The Critique states that the Investment Company Act provides similar protections as ERISA. On this basis, it reasons that investments in a life cycle fund where the mutual fund adviser receives variable fees and profits depending upon its own asset allocation would not entail significant risk to a plan sponsor who reviews only the fees charged by the mutual fund. Under ERISA, it is clearly prohibited for a fiduciary to allocate assets between different investment vehicles that contain plan assets, if the vehicles pay the same fiduciary variable fees and profits. To the extent that applicable law (e.g., the Investment Company Act of 1940) permits a mutual fund adviser to do this, the regulatory schemes of such laws and ERISA are very different in this regard. It has been argued that mutual fund advisers would never abuse their shareholders by inappropriately skewing asset allocations. However, given the recent reports of abuses by mutual fund advisers that are easily detected and difficult to defend, it would not be rational to assume that at least some would not engage in skewing asset allocations since such skewing is much harder to detect and much easier to defend. Any plan sponsor that bases an investment in a life cycle fund, even in part on such an assumption, depending on the facts and circumstances, could be at material risk, unless additional protections are employed, such as those discussed in the Article.
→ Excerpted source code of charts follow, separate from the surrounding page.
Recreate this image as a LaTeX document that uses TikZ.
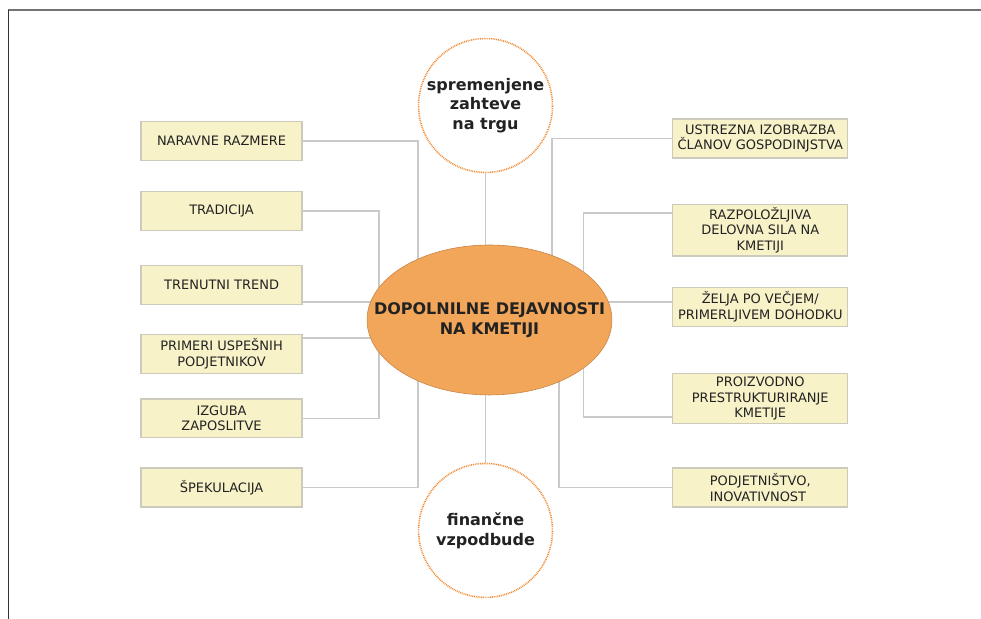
\documentclass[tikz,border=0pt]{standalone}
\usepackage{fontspec}
\setmainfont{DejaVu Sans}
\usetikzlibrary{positioning,backgrounds,shapes.geometric}

\definecolor{boxfill}{HTML}{F8F2C9}
\definecolor{boxline}{HTML}{CCCABC}
\definecolor{linkgray}{HTML}{C9C9C9}
\definecolor{kmetfill}{HTML}{F2A65A}
\definecolor{kmetline}{HTML}{C98444}
\definecolor{dotorange}{HTML}{F08A34}
\definecolor{txt}{HTML}{222222}

\tikzset{
  box/.style={draw=boxline, line width=1.2pt, fill=boxfill, text=txt, align=center,
    minimum height=39pt, inner xsep=2pt, inner ysep=3pt,
    font=\fontsize{13}{15.5}\selectfont},
  lbox/.style={box, minimum width=161pt},
  rbox/.style={box, minimum width=175pt},
  link/.style={draw=linkgray, line width=1.3pt},
  goal/.style={circle, draw=dotorange, line width=1.6pt, dash pattern=on 0.9pt off 0.9pt,
    minimum size=134pt, inner sep=0pt, align=center, text=txt,
    font=\fontsize{16}{19.7}\selectfont\bfseries},
  kmetija/.style={ellipse, draw=kmetline, line width=0.6pt, fill=kmetfill,
    minimum width=245pt, minimum height=150pt, inner sep=0pt},
}

\begin{document}
\begin{tikzpicture}[on grid]
 \useasboundingbox (-17.21,11.25) rectangle (17.28,-10.51);
 % okvir
 \draw[black!55, line width=1.8pt] (-16.92,10.91) -- (17.28,10.91);
 \draw[black!80, line width=0.8pt] (-16.92,10.91) -- (-16.92,-10.51);

 \node[kmetija, label={[text=txt, align=center, font=\fontsize{16}{20}\selectfont\bfseries]center:DOPOLNILNE DEJAVNOSTI\\NA KMETIJI}] (kmet) at (0,0) {};

 \node[goal, above left=7.54cm and 0.14cm of kmet] (spr) {spremenjene\\zahteve\\na trgu};
 \node[goal, below left=7.40cm and 0.14cm of kmet] (fin) {finančne\\vzpodbude};

 % levo
 \node[lbox, above left=6.29cm and 9.42cm of kmet] (nar) {NARAVNE RAZMERE};
 \node[lbox, above left=3.83cm and 9.42cm of kmet] (trad) {TRADICIJA};
 \node[lbox, above left=1.23cm and 9.42cm of kmet] (tren) {TRENUTNI TREND};
 \node[lbox, below left=1.19cm and 9.42cm of kmet] (prim) {PRIMERI USPEŠNIH\\PODJETNIKOV};
 \node[lbox, below left=3.46cm and 9.42cm of kmet] (izg) {IZGUBA\\ZAPOSLITVE};
 \node[lbox, below left=5.89cm and 9.42cm of kmet] (spek) {ŠPEKULACIJA};

 % desno
 \node[rbox, above right=6.38cm and 9.52cm of kmet] (ustr) {USTREZNA IZOBRAZBA\\ČLANOV GOSPODINJSTVA};
 \node[rbox, above right=3.16cm and 9.52cm of kmet] (razp) {RAZPOLOŽLJIVA\\DELOVNA SILA NA\\KMETIJI};
 \node[rbox, above right=0.47cm and 9.52cm of kmet] (zel) {ŽELJA PO VEČJEM/\\PRIMERLJIVEM DOHODKU};
 \node[rbox, below right=2.76cm and 9.52cm of kmet] (proiz) {PROIZVODNO\\PRESTRUKTURIRANJE\\KMETIJE};
 \node[rbox, below right=5.89cm and 9.52cm of kmet, align=left] (podj) {PODJETNIŠTVO,\\INOVATIVNOST};

 \coordinate[left=2.51cm of kmet] (levo1);
 \coordinate[left=3.88cm of kmet] (levo2);
 \coordinate[right=2.20cm of kmet] (desno1);
 \coordinate[right=2.44cm of kmet] (desno2);
 \coordinate[right=3.30cm of kmet] (desno3);

 \begin{scope}[on background layer]
  \draw[link] (nar.east) -| (levo1) |- (spek.east);
  \draw[link] (trad.east) -| (levo2) |- (izg.east);
  \draw[link] ([yshift=-0.6cm]tren.east) coordinate (t1) -- (t1 -| zel.west);
  \draw[link] ([yshift=0.56cm]prim.east) coordinate (p1) -- (p1 -| kmet);
  \draw[link] (ustr.west) -| (desno1);
  \draw[link] (podj.west) -| (desno2);
  \draw[link] ([yshift=0.6cm]razp.west) -| (desno3) |- ([yshift=-0.65cm]proiz.west);
  \draw[link] (spr) -- (spr |- kmet);
  \draw[link] (fin) -- (fin |- kmet);
 \end{scope}
\end{tikzpicture}
\end{document}
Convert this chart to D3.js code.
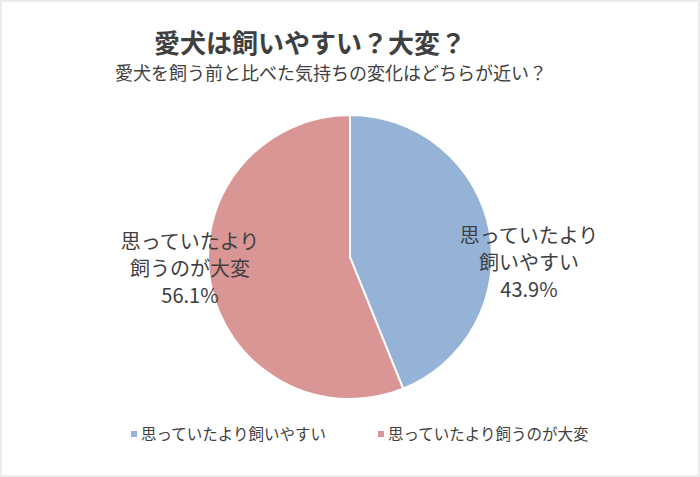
<!DOCTYPE html>
<html><head><meta charset="utf-8">
<script src="https://cdn.jsdelivr.net/npm/d3@7"></script>
<style>body{margin:0;background:#fff;}text{font-family:"Noto Sans CJK JP","Noto Sans",sans-serif;fill:#404040;}</style>
</head><body>
<script>
var categories = ["思っていたより飼いやすい", "思っていたより飼うのが大変"];
var labelLines = [["思っていたより", "飼いやすい"], ["思っていたより", "飼うのが大変"]];
var values = [43.9, 56.1];
var colors = ["#95b3d7", "#d99694"];

var svg = d3.select("body").append("svg").attr("width", 700).attr("height", 477);
svg.append("rect").attr("x", 1).attr("y", 1).attr("width", 698).attr("height", 475)
  .attr("fill", "#fff").attr("stroke", "#d9d9d9");

svg.append("text").attr("x", 310).attr("y", 53).attr("text-anchor", "middle")
  .attr("font-size", 26).attr("font-weight", "bold").text("愛犬は飼いやすい？大変？");
svg.append("text").attr("x", 331).attr("y", 80).attr("text-anchor", "middle")
  .attr("font-size", 18).text("愛犬を飼う前と比べた気持ちの変化はどちらが近い？");

var cx = 350, cy = 257, r = 142;
var pie = d3.pie().sort(null).value(function(d) { return d; });
var arc = d3.arc().innerRadius(0).outerRadius(r);
var g = svg.append("g").attr("transform", "translate(" + cx + "," + cy + ")");
g.selectAll("path").data(pie(values)).enter().append("path")
  .attr("d", arc).attr("fill", function(d, i) { return colors[i]; })
  .attr("stroke", "#fff").attr("stroke-width", 2);

// data labels
var labelPos = [[529, 243], [190, 249]];
labelPos.forEach(function(p, i) {
  var t = svg.append("text").attr("text-anchor", "middle").attr("font-size", 20);
  labelLines[i].concat([values[i].toFixed(1) + "%"]).forEach(function(line, j) {
    t.append("tspan").attr("x", p[0]).attr("y", p[1] + j * 27).text(line);
  });
});

// legend
var legendX = [131, 378];
categories.forEach(function(c, i) {
  svg.append("rect").attr("x", legendX[i]).attr("y", 431).attr("width", 6).attr("height", 6)
    .attr("fill", colors[i]);
  svg.append("text").attr("x", legendX[i] + 10).attr("y", 440).attr("font-size", 15.5).text(c);
});
</script>
</body></html>
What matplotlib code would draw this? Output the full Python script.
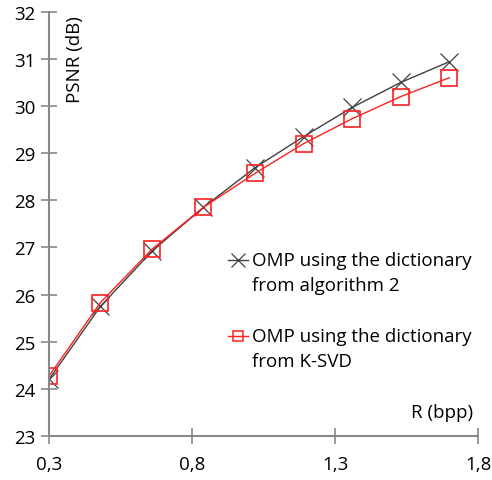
import matplotlib
matplotlib.use("Agg")
import matplotlib.pyplot as plt
from matplotlib.lines import Line2D
from matplotlib.ticker import FuncFormatter

plt.rcParams['font.family'] = ['Open Sans', 'DejaVu Sans']

rate = [0.30, 0.48, 0.66, 0.84, 1.02, 1.19, 1.36, 1.53, 1.70]
psnr_alg2 = [24.20, 25.75, 26.92, 27.85, 28.69, 29.35, 29.97, 30.50, 30.94]
psnr_ksvd = [24.27, 25.83, 26.96, 27.85, 28.57, 29.20, 29.73, 30.20, 30.60]
label_alg2 = "OMP using the dictionary\nfrom algorithm 2"
label_ksvd = "OMP using the dictionary\nfrom K-SVD"
xticks = [0.3, 0.8, 1.3, 1.8]
yticks = list(range(23, 33))

W, H = 492, 481
fig = plt.figure(figsize=(W / 100, H / 100), dpi=100)
ax = fig.add_axes([49 / W, 1 - 437 / H, (478 - 49) / W, (437 - 12.7) / H])

c_alg2 = '#404040'
c_ksvd = '#ff2020'
ax.plot(rate, psnr_alg2, color=c_alg2, lw=1.0, marker='x', ms=13, mew=0.9)
ax.plot(rate, psnr_ksvd, color=c_ksvd, lw=1.0, marker='s', ms=11, mew=1.2,
        mfc='none')

ax.set_xlim(0.3, 1.8)
ax.set_ylim(23, 32)
ax.set_xticks(xticks)
ax.set_yticks(yticks)
ax.xaxis.set_major_formatter(FuncFormatter(lambda v, p: f"{v:.1f}".replace('.', ',')))
ax.tick_params(direction='inout', length=11, width=1.2, color='#888888',
               labelsize=13.5, labelcolor='#000000')
ax.tick_params(axis='x', pad=8)
ax.tick_params(axis='y', pad=4)
for s in ['top', 'right']:
    ax.spines[s].set_visible(False)
for s in ['left', 'bottom']:
    ax.spines[s].set_color('#888888')
    ax.spines[s].set_linewidth(1.5)

ax.text(75 / W, 1 - 60 / H, "PSNR (dB)", transform=fig.transFigure, rotation=90,
        ha='center', va='center', fontsize=13.5)
ax.text(473 / W, 1 - 413 / H, "R (bpp)", transform=fig.transFigure,
        ha='right', va='center', fontsize=13.5)

# manual legend: handle aligned with first text line
entries = [(label_alg2, c_alg2, 'x', 10, 0.9, 261),
           (label_ksvd, c_ksvd, 's', 7.5, 1.1, 337)]
for label, col, mk, ms, mew, ypix in entries:
    y = 1 - ypix / H
    fig.add_artist(Line2D([228 / W, 248 / W], [y, y], transform=fig.transFigure,
                          color=col, lw=1.0))
    fig.add_artist(Line2D([238 / W], [y], transform=fig.transFigure, color=col,
                          marker=mk, ms=ms, mew=mew, mfc='none', lw=0))
    for i, line in enumerate(label.split("\n")):
        fig.text(252 / W, 1 - (ypix + 25 * i) / H, line, ha='left',
                 va='center', fontsize=13.5)

fig.savefig("out.png", dpi=100)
The Critique posits there is a risk to a financial service provider, such as SunAmerica, that the independent financial expert it hires could furnish imprudent algorithms. Prudence under ERISA is largely determined by the process which is utilized. Independent financial experts are chosen by financial service providers who, in this connection, can and do review the basis for the financial experts' asset allocation on an initial and ongoing basis. The relative prudence of this process, compared with that suggested in the Critique of a financial service provider with a conflict of interest formulating the basis for asset allocation, should be obvious.


As posited in the Article, I believe that the approach enunciated in the SunAmerica opinion letter is currently the best, least risky from the plan sponsor's perspective for the hardest to reach participants i.e., those that want to minimize their involvement. To the extent such persons exist in virtually every plan, then the SunAmerica approach is a "one size fits all" approach for all plans not necessarily for all individuals in such plans, but for individuals in plans that want unbiased professionals to make asset allocation decisions for them. Announcements by Fidelity, Merrill Lynch and Wachovia, among others, that they will provide managed account asset allocation services in accordance with the SunAmerica model underscore the attractiveness and significance of this model. [3]


[1] Although it is not necessary to the conclusion that it is unclear whether relief for investment advice relating to asset allocation is provided by PTE 77-4, I note that by its terms, PTE 77-4 does not address investment advice under ERISA, but addresses investment advisors under the Investment Company Act of 1940.

[2] Also, even if one takes the position that class exemptions are to be read as statutes, then later issued class exemptions or Departmental interpretations of such exemptions cannot be taken into account in interpreting previously issued class exemptions under the well-established principle that the intent of later Congress' cannot be used to interpret laws earlier enacted.

[3] The author does not represent any of these institutions or any financial institution currently considering implementing a managed account program.